Fresnel zones are concentric ellipsoidal regions surrounding the LOS path. Objects inside Fresnel Zones will cause a reflected wave, phase shifted by some amount, to constructively or destructively interfere with the desired Line-Of-Sight (LOS) signal at the receiver.

The size of the 60GHz Fresnel zone is very small compared to lower frequencies such as 5GHz. The Fresnel zone size is a function of distance (gets bigger as you go farther) and smaller as you increase frequency.

But even though the Fresnel zone is small, you should still very much also try to avoid another potential problem and that is multi-path.

What is multi-path?

  • Multi-path occurs when the transmitted radio signals reach the receiving antenna by two or more paths.


  • The multi-path component(s) are often phase shifted and combine with the LOS signal in undesirable ways.
  • Metal objects near the antenna or metal roofs may cause multi-path issues for PTMP deployments.
  • Moving antennas up to one meter vertically or horizontally can reduce the effects of multi-path.

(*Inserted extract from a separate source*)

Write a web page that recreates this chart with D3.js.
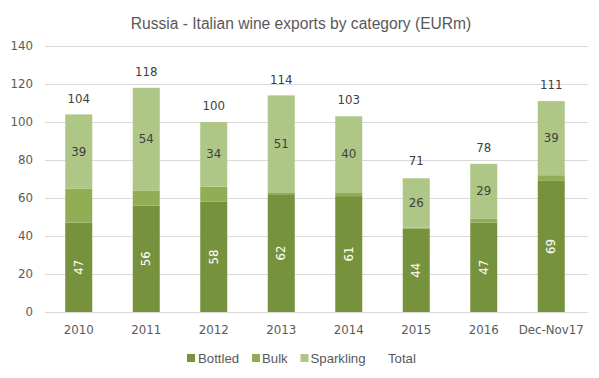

Some signs you may have a multi-path issue are:

  • RSSI lower than expected compared to the link budget calculation.
  • RSSI not stable.
  • RSSI changes considerably with the surfaces nearby being wet.
  • Performance metrics such as throughput, MCS rates, retry rates, packet loss etc. much lower than expected.
  • Changing the channel actually improves or worsens the performance (assuming there is not an co-channel interference issue).